İkincisi, İran ve Suudi Arabistan’ın bölgedeki faaliyetleri, Balkanlardaki Türk ve Müslüman kardeşlerimizi kendi inançları doğrultusunda etkilemeye yöneliktir. Bunun için maddi yardım, eğitim desteği ve yatırım yoluyla bölgede egemen olmaya çalışmaktadırlar. Bunu, devlet olarak yapmaları kısmen makul karşılansa bile Türkiye ve Türkçe aleyhinde propaganda yapmaları bizim özellikle üzerinde durmamız gereken noktalar arasındadır. Balkanlardaki türbe, zaviye ve camilerimizdeki kitabelerin üzerinin örtülmesi, kapatılması buna örnek verilebilir. Arnavutluk, Bulgaristan ve Makedonya’da bunun ibret verici örneklerini görmüş ve yaşamış bir bilim adamı olarak aydınlarımızı uyarmayı bir görev olarak görüyorum.
E. Bilim Adamları, Diplomatlar ve Siyasiler
Türkiye’nin bölgedeki Türk ve Müslüman varlığına sahip çıkması en hayati noktalardan biridir. Bunun için de bilim adamlarımızın, diplomatlarımızın ve siyasilerimizin bölgeyi en ince detaylarına kadar çok iyi tanıması gerekir. Bunun için de üniversitelerde kurulmuş olan Balkan Araştırmaları Merkezlerinin çalışmaları titiz bir şekilde takip edilmeli ve mutlaka yönlendirilmelidir. Balkanlarda görev yapacak olan diplomatlarımızın görevlerinin başına gitmeden önce bölgeyi âdeta ezberlemeleri gerekmektedir.
Elbette bütün işleri koordine eden ve yöneten, demokratik toplumlarda siyasettir. Bu yüzden iktidar ve muhalefeti ile bütün siyasilerin Balkanlar konusunda sistematik olarak bilgilendirilmesi gerekir. Türkiye’nin değişik kurumlarından bölgeye, çok ciddi mali yardım ve destekler gitmektedir. Ancak yapılan bu harcamaların adım adım denetlenmesi, performans analizlerinin yapılması, harcanan mali yardımların doğru yerde ve doğru şekilde yapılıp yapılmadığının denetlenmesi gerekmektedir. Bunun, özellikle siyasilerimiz tarafından ilgili denetleme kurulları harekete geçirilerek yapılması gerekir.
Eğer Balkanlar konusunda önümüzdeki on yıllar boyunca akılcı, ciddi bir politika izlenirse, Türkiye’nin Balkanlarda, Orta ve Doğu Avrupa’da büyük güç olabileceğini rahatlıkla söylememiz mümkündür.

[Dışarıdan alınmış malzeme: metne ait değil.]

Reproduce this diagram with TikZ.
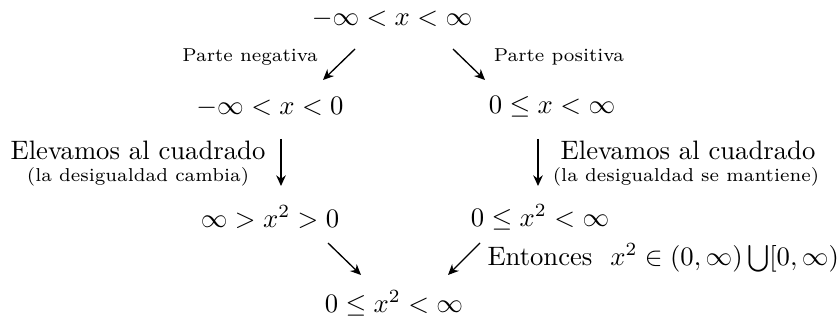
\documentclass[tikz,border=0pt]{standalone}
\usetikzlibrary{arrows.meta}
\tikzset{
  px/.style={x=0.375pt,y=-0.375pt},
  lbl/.style={inner sep=0pt,font=\normalsize},
  sml/.style={inner sep=0pt,font=\scriptsize},
  arr/.style={line width=0.5pt,-{Stealth[length=4pt,width=3.6pt]}}
}
\begin{document}
\begin{tikzpicture}[px]
\useasboundingbox (0,0) rectangle (840,320);
% nodes
\node[lbl] (top) at (392,19) {$-\infty<x<\infty$};
\node[sml] (pneg) at (250,57) {Parte negativa};
\node[sml] (ppos) at (559,57) {Parte positiva};
\node[lbl] (ml) at (270,107) {$-\infty<x<0$};
\node[lbl] (mr) at (552,107) {$0\le x<\infty$};
\node[lbl] (el1) at (138,150) {Elevamos al cuadrado};
\node[sml] (ca) at (138,177) {(la desigualdad cambia)};
\node[lbl] (el2) at (688,150) {Elevamos al cuadrado};
\node[sml] (ma) at (686,177) {(la desigualdad se mantiene)};
\node[lbl] (sl) at (270,217) {$\infty>x^2>0$};
\node[lbl] (sr) at (540,217) {$0\le x^2<\infty$};
\node[lbl,anchor=west] (ent) at (487,258) {Entonces\ \ $x^2\in(0,\infty)\bigcup[0,\infty)$};
\node[lbl] (bot) at (394,303) {$0\le x^2<\infty$};
% arrow end points
\coordinate (a1s) at (355,49); \coordinate (a1e) at (323,80);
\coordinate (a2s) at (453,49); \coordinate (a2e) at (485,80);
\coordinate (a3s) at (281,139); \coordinate (a3e) at (281,186);
\coordinate (a4s) at (538,139); \coordinate (a4e) at (538,186);
\coordinate (a5s) at (328,243); \coordinate (a5e) at (361,275);
\coordinate (a6s) at (480,243); \coordinate (a6e) at (448,275);
\draw[arr] (a1s) -- (a1e);
\draw[arr] (a2s) -- (a2e);
\draw[arr] (a3s) -- (a3e);
\draw[arr] (a4s) -- (a4e);
\draw[arr] (a5s) -- (a5e);
\draw[arr] (a6s) -- (a6e);
\end{tikzpicture}
\end{document}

Balkanlarda sadece Müslüman kimliğimizle bir sempati kuşağı oluşturmuyoruz; aynı zamanda Türk kimliği ile de çok önemli etki alanı oluşturuyoruz. Bugün kendisini Türk veya akraba olarak hisseden önemli sayıda Hristiyan topluluk bulunmaktadır. Bunlar Güney Balkanlardan Orta Avrupa’ya kadar geniş bir coğrafyaya yayılmıştır. Bunlar arasında Atilla’nın torunları olduklarına inanan ve Türk olan Sekellerle Gagauzları sayabiliriz. Gagauzlarla ilgili yapılan çalışmaların olumlu sonuçları nasıl alınmışsa, diğer topluluklar üzerinde yapacağımız çalışmaların Türkiye’ye çok şey kazandıracağı unutulmamalıdır.